17 January 2016

21st Century Short Film

Friend Request Pending (directed by Chris Foggin)
starring Tom Hiddleston, Philip Jackson and Judi Dench (etc.)
2012

     In no more than twelve minutes’ screen time, Judi Dench brilliantly enacts the trivial woes and fever-some turmoils classically evoked by social networking. Through her aged 60-something character, Mary, she illustrates the unyielding ups and downs of mood inflicted by the ways of Facebook, as merciless and tiresome as they can sometimes be. In the hopes of securing a date with a gentleman whom she terms ‘a real fox’, Mary ‘Friend Requests’ him and, within a matter of moments, finds herself attempting to assume a role far unlike her own - that of an online coquette. Almost predictably, an all-too familiar sense of near-sightedness sets in on the scene. Robert, the man in question, seemingly fills the shoes of one who takes a few precious millennia to respond to a message, thus initiating a debilitating frustration in Mary. As the viewers, we witness an almost comical deterioration of her common judgement; she loses her dignified sense of self while pondering aloud illogical worries of what might lay behind Robert’s elusive actions.
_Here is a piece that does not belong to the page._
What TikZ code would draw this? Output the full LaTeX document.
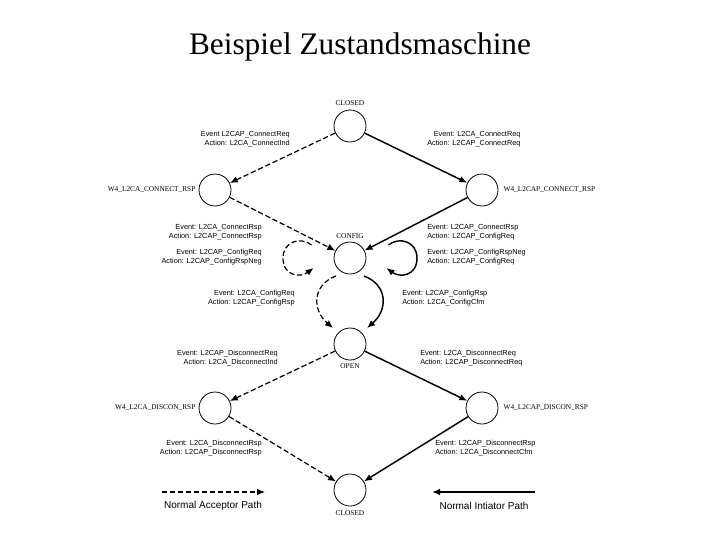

For a brief pause in time, Mary falls prey to the virtual deceit of the internet, translating the ambiance of the peaceful, light-coloured dining area in which she sits into an extension of endless muddle and mild, un-anchored chaos. The climax of the film’s story nearly pinnacles with the viewers’ collective pity for Mary (what with the consideration of her age and the wisdom expected to accompany it) when it is she, however, who reigns tall in the end. Reason regains prominence in her perspective, enabling her to recall that true communication lies in motive and effort, and not simply on a freely accessible digital platform. Foggin’s film is a work of art in that it encompasses a great lesson in so little a frame and, most importantly, that it serves as its own clever ‘Poke’.